Why in the news?

  • Indian Defence Minister urges armed forces to be ready for unconventional threats while addressing the Combined Commanders’ Conference, 2025 in Kolkata.

Unconventional Threats to Indian Security

  • What are Unconventional Threats?: Unconventional threats are non-traditional, transnational, and often civilian-centric challenges like cyberattacks, pandemics, and climate change that directly affect national stability and sovereignty.
  • Major Unconventional Threats:
    • Cybersecurity Threats:
      • Data breaches, ransomware, and attacks on critical infrastructure.
      • India is among the top global targets for cyberattacks.
    • Disinformation & Information Warfare:
      • Manipulation of social media to spread communal tensions, fake news, and influence elections.
    • Biological & Pandemic Risks:
      • Covid-19 revealed gaps in preparedness.
      • Concerns over dual-use biotechnology and bio-terrorism.
    • Climate Change & Environmental Stress:
      • Extreme weather, floods, glacial lake outburst floods (GLOFs), desertification, and sea-level rise.
      • Triggers migration, resource conflicts, and disaster-management stress.
    • Economic & Resource Security:
      • Dependence on critical minerals, medical imports, and energy supplies exposes India to coercion.
    • Hybrid & Grey-zone Warfare:
      • Proxy actors, sabotage of infrastructure, cross-border terrorism below conventional war threshold.
    • Maritime & Resource Challenges:
      • Illegal fishing, seabed resource competition (e.g., polymetallic nodules), piracy.
  • Government Response:
    • Cyber: CERT-In, National Cyber Security Policy.
    • Biosecurity: National Disaster Management Authority (NDMA) guidelines; Indo-US biosecurity dialogue.
    • Climate: National Action Plan on Climate Change (NAPCC), disaster risk reduction strategies.
    • International Cooperation: Participation in QUAD, G20, UN for cyber, climate, and health norms.
  • Challenges:
    • Weak attribution in cyber/bio threats.
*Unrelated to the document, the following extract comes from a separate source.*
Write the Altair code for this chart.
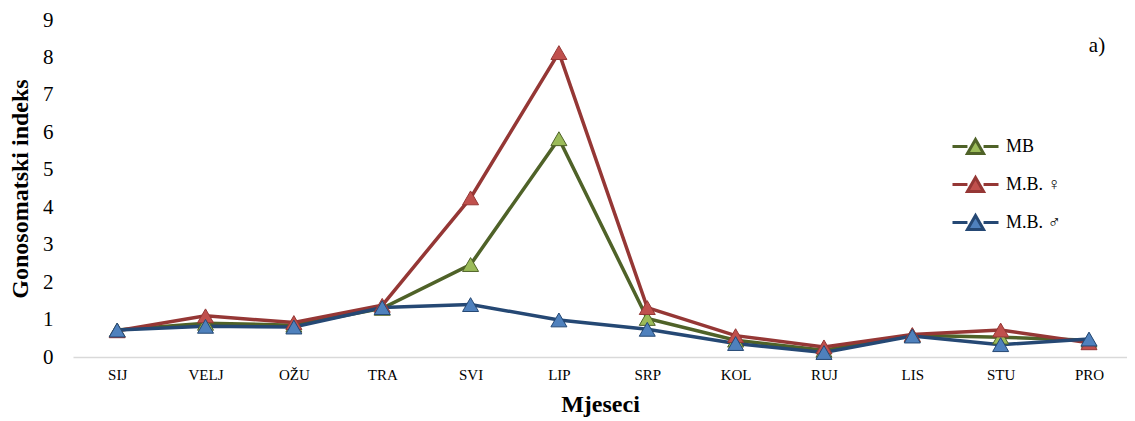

    • Institutional fragmentation & lack of coordination.
    • Resource and skilled manpower shortage.
    • Disinformation spreads faster than regulatory checks.
  • Way Forward:
    • Establish integrated threat response cells for cyber, bio, and climate risks.
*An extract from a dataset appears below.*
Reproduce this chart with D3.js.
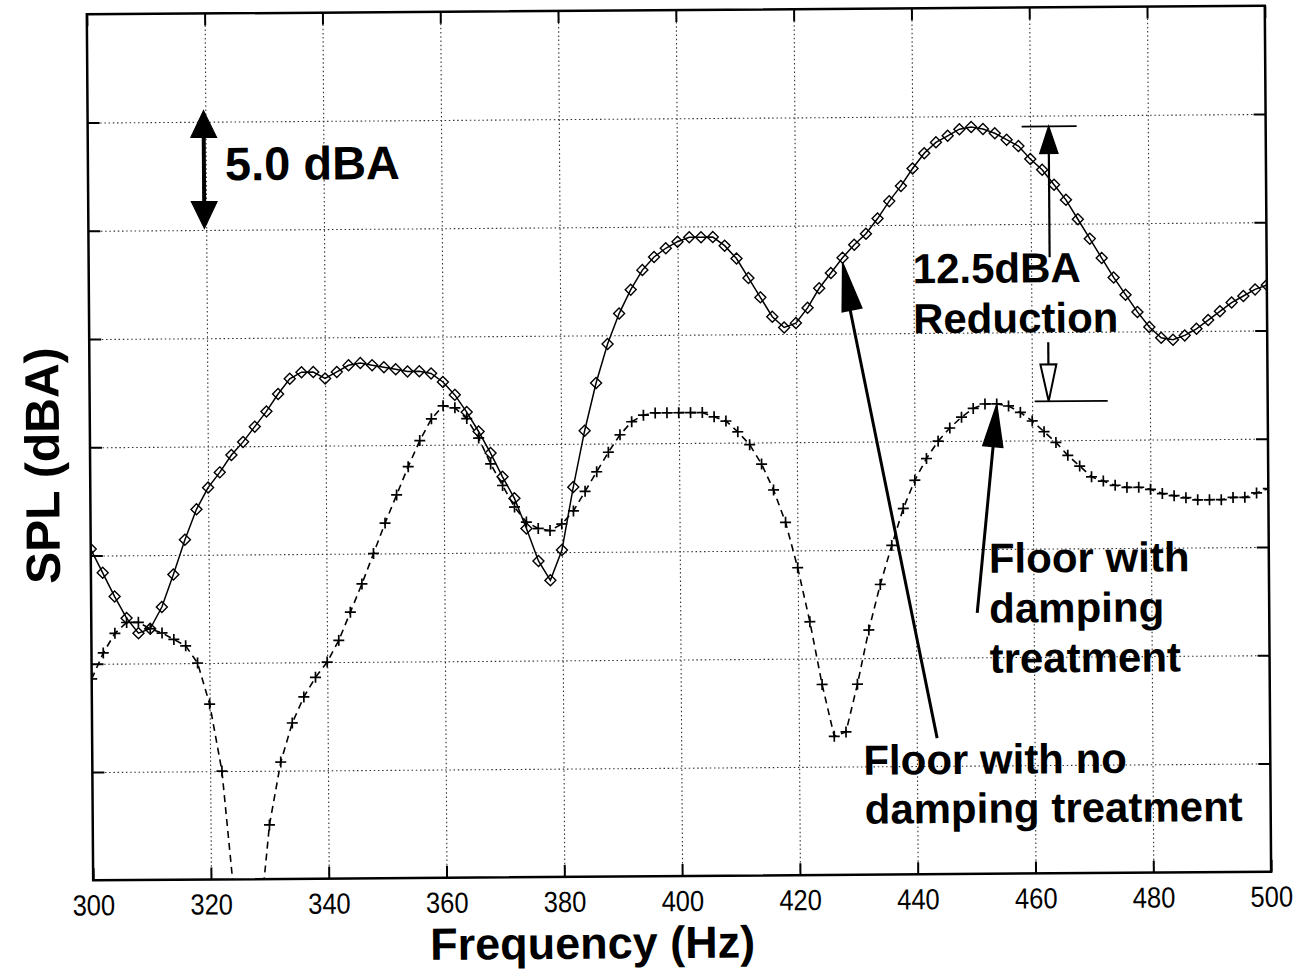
<!DOCTYPE html>
<html>
<head>
<meta charset="utf-8">
<script src="https://cdn.jsdelivr.net/npm/d3@7"></script>
<style>
    body { margin: 0; background: #fff; }
    svg  { display: block; font-family: "Liberation Sans", Arial, Helvetica, sans-serif; }
    .grid line   { stroke: #333; stroke-width: 1.1; stroke-dasharray: 1.5,2.7; }
    .grid .domain, .frame .domain, .labels .domain { display: none; }
    .frame line  { stroke: #000; stroke-width: 2; }
    .note        { font-weight: bold; fill: #000; }
</style>
</head>
<body>
<svg width="1295" height="974"></svg>
<script>
// frequency samples (Hz)
const freqs = [
    300, 302, 304, 306, 308, 310, 312, 314, 316, 318,
    320, 322, 324, 326, 328, 330, 332, 334, 336, 338,
    340, 342, 344, 346, 348, 350, 352, 354, 356, 358,
    360, 362, 364, 366, 368, 370, 372, 374, 376, 378,
    380, 382, 384, 386, 388, 390, 392, 394, 396, 398,
    400, 402, 404, 406, 408, 410, 412, 414, 416, 418,
    420, 422, 424, 426, 428, 430, 432, 434, 436, 438,
    440, 442, 444, 446, 448, 450, 452, 454, 456, 458,
    460, 462, 464, 466, 468, 470, 472, 474, 476, 478,
    480, 482, 484, 486, 488, 490, 492, 494, 496, 498,
    500
];

// SPL, floor with no damping treatment (diamonds, solid)
const noDamping = [
    55.3, 54.2, 53.1, 52.1, 51.4, 51.6, 52.6, 54.1, 55.7, 57.1,
    58.1, 58.8, 59.6, 60.2, 60.9, 61.6, 62.4, 63.1, 63.4, 63.4,
    63.1, 63.4, 63.7, 63.8, 63.7, 63.6, 63.5, 63.4, 63.4, 63.3,
    62.9, 62.3, 61.5, 60.6, 59.6, 58.5, 57.5, 56.1, 54.6, 53.7,
    55.1, 58.0, 60.6, 62.8, 64.6, 66.0, 67.1, 68.0, 68.6, 69.0,
    69.3, 69.5, 69.5, 69.5, 69.1, 68.5, 67.6, 66.7, 65.8, 65.3,
    65.5, 66.2, 67.1, 67.8, 68.5, 69.1, 69.6, 70.3, 71.1, 71.8,
    72.6, 73.3, 73.8, 74.1, 74.4, 74.5, 74.4, 74.2, 73.9, 73.6,
    73.0, 72.5, 71.8, 71.1, 70.2, 69.3, 68.4, 67.5, 66.7, 65.9,
    65.2, 64.7, 64.6, 64.8, 65.1, 65.5, 65.9, 66.3, 66.6, 66.9,
    67.1
];

// SPL, floor with damping treatment (plus signs, dashed)
const withDamping = [
    49.3, 50.5, 51.4, 51.9, 51.9, 51.6, 51.4, 51.1, 50.8, 50.0,
    48.1, 45.0, 39.0, 33.0, 37.3, 42.5, 45.4, 47.2, 48.4, 49.3,
    50.0, 51.0, 52.3, 53.6, 55.0, 56.4, 57.7, 59.0, 60.2, 61.2,
    61.8, 61.7, 61.2, 60.3, 59.1, 58.1, 57.1, 56.4, 56.1, 56.0,
    56.3, 56.9, 57.8, 58.7, 59.6, 60.4, 61.0, 61.3, 61.4, 61.4,
    61.4, 61.4, 61.4, 61.2, 61.0, 60.5, 59.9, 59.0, 57.8, 56.3,
    54.2, 51.7, 48.8, 46.4, 46.6, 48.8, 51.3, 53.4, 55.2, 56.9,
    58.2, 59.2, 60.0, 60.6, 61.1, 61.5, 61.7, 61.7, 61.6, 61.3,
    60.9, 60.4, 59.9, 59.3, 58.8, 58.3, 58.1, 57.9, 57.8, 57.8,
    57.7, 57.5, 57.4, 57.3, 57.2, 57.2, 57.2, 57.3, 57.3, 57.5,
    57.7
];

const xTicks = [300, 320, 340, 360, 380, 400, 420, 440, 460, 480, 500];
const yTicks = [45, 50, 55, 60, 65, 70, 75];

const svg = d3.select("svg");
const plotL = 90, plotR = 1268, plotT = 10, plotB = 876;

// the scanned original is tilted a little
const root = svg.append("g").attr("transform", "rotate(-0.42,682,447)");

const x = d3.scaleLinear().domain([300, 500]).range([plotL, plotR]);
const y = d3.scaleLinear().domain([40, 80]).range([plotB, plotT]);

// dotted grid
root.append("g")
    .attr("class", "grid")
    .attr("transform", `translate(0,${plotB})`)
    .call(d3.axisBottom(x).tickValues(xTicks.slice(1, -1)).tickSize(-(plotB - plotT)).tickFormat(""));

root.append("g")
    .attr("class", "grid")
    .attr("transform", `translate(${plotL},0)`)
    .call(d3.axisLeft(y).tickValues(yTicks).tickSize(-(plotR - plotL)).tickFormat(""));

// data
root.append("clipPath").attr("id", "plot")
    .append("rect").attr("x", plotL).attr("y", plotT).attr("width", plotR - plotL).attr("height", plotB - plotT);

const plot = root.append("g").attr("clip-path", "url(#plot)");

const line = d3.line().x((d, i) => x(freqs[i])).y(d => y(d));

plot.append("path")
    .datum(withDamping)
    .attr("d", line)
    .attr("fill", "none")
    .attr("stroke", "#000")
    .attr("stroke-width", 1.6)
    .attr("stroke-dasharray", "7,5");

plot.append("path")
    .datum(noDamping)
    .attr("d", line)
    .attr("fill", "none")
    .attr("stroke", "#000")
    .attr("stroke-width", 1.5);

plot.append("g")
    .selectAll("path")
    .data(withDamping)
    .enter().append("path")
        .attr("transform", (d, i) => `translate(${x(freqs[i])},${y(d)})`)
        .attr("d", "M-5.5,0H5.5M0,-5.5V5.5")
        .attr("stroke", "#000")
        .attr("stroke-width", 1.7);

plot.append("g")
    .selectAll("path")
    .data(noDamping)
    .enter().append("path")
        .attr("transform", (d, i) => `translate(${x(freqs[i])},${y(d)})`)
        .attr("d", "M0,-5.5L5.5,0L0,5.5L-5.5,0Z")
        .attr("fill", "none")
        .attr("stroke", "#000")
        .attr("stroke-width", 1.4);

// frame with inward ticks
root.append("rect")
    .attr("x", plotL).attr("y", plotT)
    .attr("width", plotR - plotL).attr("height", plotB - plotT)
    .attr("fill", "none").attr("stroke", "#000").attr("stroke-width", 2.5);

root.append("g").attr("class", "frame").attr("transform", `translate(0,${plotB})`)
    .call(d3.axisBottom(x).tickValues(xTicks).tickSizeInner(-12).tickSizeOuter(0).tickFormat(""));
root.append("g").attr("class", "frame").attr("transform", `translate(0,${plotT})`)
    .call(d3.axisTop(x).tickValues(xTicks).tickSizeInner(-12).tickSizeOuter(0).tickFormat(""));
root.append("g").attr("class", "frame").attr("transform", `translate(${plotL},0)`)
    .call(d3.axisLeft(y).tickValues(yTicks).tickSizeInner(-12).tickSizeOuter(0).tickFormat(""));
root.append("g").attr("class", "frame").attr("transform", `translate(${plotR},0)`)
    .call(d3.axisRight(y).tickValues(yTicks).tickSizeInner(-12).tickSizeOuter(0).tickFormat(""));

// tick labels (narrow face in the original)
const labels = root.append("g").attr("class", "labels").attr("transform", `translate(0,${plotB})`)
    .call(d3.axisBottom(x).tickValues(xTicks).tickSize(0).tickFormat(d3.format("d")));
labels.selectAll("text")
    .attr("y", 35).attr("dy", null)
    .attr("font-size", 29)
    .attr("fill", "#000")
    .attr("transform", "scale(0.88,1)");

// axis titles
root.append("text").attr("class", "note")
    .attr("x", 589).attr("y", 958)
    .attr("text-anchor", "middle")
    .attr("font-size", 45)
    .text("Frequency (Hz)");

root.append("text").attr("class", "note")
    .attr("transform", "translate(59,461) rotate(-90)")
    .attr("text-anchor", "middle")
    .attr("font-size", 48)
    .text("SPL (dBA)");

// annotations
function head(x1, y1, x2, y2, len, half, fill, sw) {
    const a  = Math.atan2(y2 - y1, x2 - x1);
    const bx = x2 - len * Math.cos(a), by = y2 - len * Math.sin(a);
    const px = -Math.sin(a) * half,    py = Math.cos(a) * half;
    root.append("path")
        .attr("d", `M${x2},${y2}L${bx + px},${by + py}L${bx - px},${by - py}Z`)
        .attr("fill", fill)
        .attr("stroke", "#000")
        .attr("stroke-width", sw);
}

function stick(x1, y1, x2, y2, w) {
    root.append("line")
        .attr("x1", x1).attr("y1", y1).attr("x2", x2).attr("y2", y2)
        .attr("stroke", "#000").attr("stroke-width", w);
}

// 5.0 dBA scale arrow
stick(206, 125, 206, 205, 4);
head(206, 166, 206, 107, 27, 13, "#000", 1);
head(206, 166, 206, 225, 27, 13, "#000", 1);
root.append("text").attr("class", "note")
    .attr("x", 227).attr("y", 177)
    .attr("font-size", 47)
    .text("5.0 dBA");

// 12.5 dBA reduction bracket
const peakHi = y(d3.max(noDamping));
const peakLo = y(d3.max(withDamping));
stick(1024, peakHi, 1079, peakHi, 1.8);
stick(1035, peakLo, 1108, peakLo, 1.8);
stick(1051, 260, 1051, peakHi + 20, 2.2);
head(1051, 260, 1051, peakHi, 27, 9, "#000", 1.5);
stick(1049, 345, 1049, peakLo - 30, 2.2);
head(1049, 345, 1049, peakLo, 37, 8, "#fff", 2);

root.append("text").attr("class", "note")
    .attr("x", 914).attr("y", 285)
    .attr("font-size", 42)
    .text("12.5dBA");
root.append("text").attr("class", "note")
    .attr("x", 914).attr("y", 335)
    .attr("font-size", 42)
    .text("Reduction");

// pointer to the no-damping curve
stick(935, 740, 847, 290, 3);
head(935, 740, 844, 264, 48, 10, "#000", 1.5);
const t1 = root.append("text").attr("class", "note").attr("font-size", 42);
t1.append("tspan").attr("x", 861).attr("y", 776).text("Floor with no");
t1.append("tspan").attr("x", 862).attr("y", 825).text("damping treatment");

// pointer to the damped curve
stick(976, 615, 994, 440, 3);
head(976, 615, 997, 407, 42, 10, "#000", 1.5);
const t2 = root.append("text").attr("class", "note").attr("font-size", 42);
t2.append("tspan").attr("x", 988).attr("y", 575).text("Floor with");
t2.append("tspan").attr("x", 988).attr("y", 625).text("damping");
t2.append("tspan").attr("x", 988).attr("y", 675).text("treatment");
</script>
</body>
</html>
    • Strengthen critical infrastructure resilience and cyber workforce.
    • Create a comprehensive national biosecurity framework.
    • Mainstream climate-security linkages into defence and planning.
    • Build public awareness against misinformation; promote media literacy.
    • Diversify supply chains and secure critical minerals.
    • Lead in global norm-setting on cyber, AI, and biosecurity.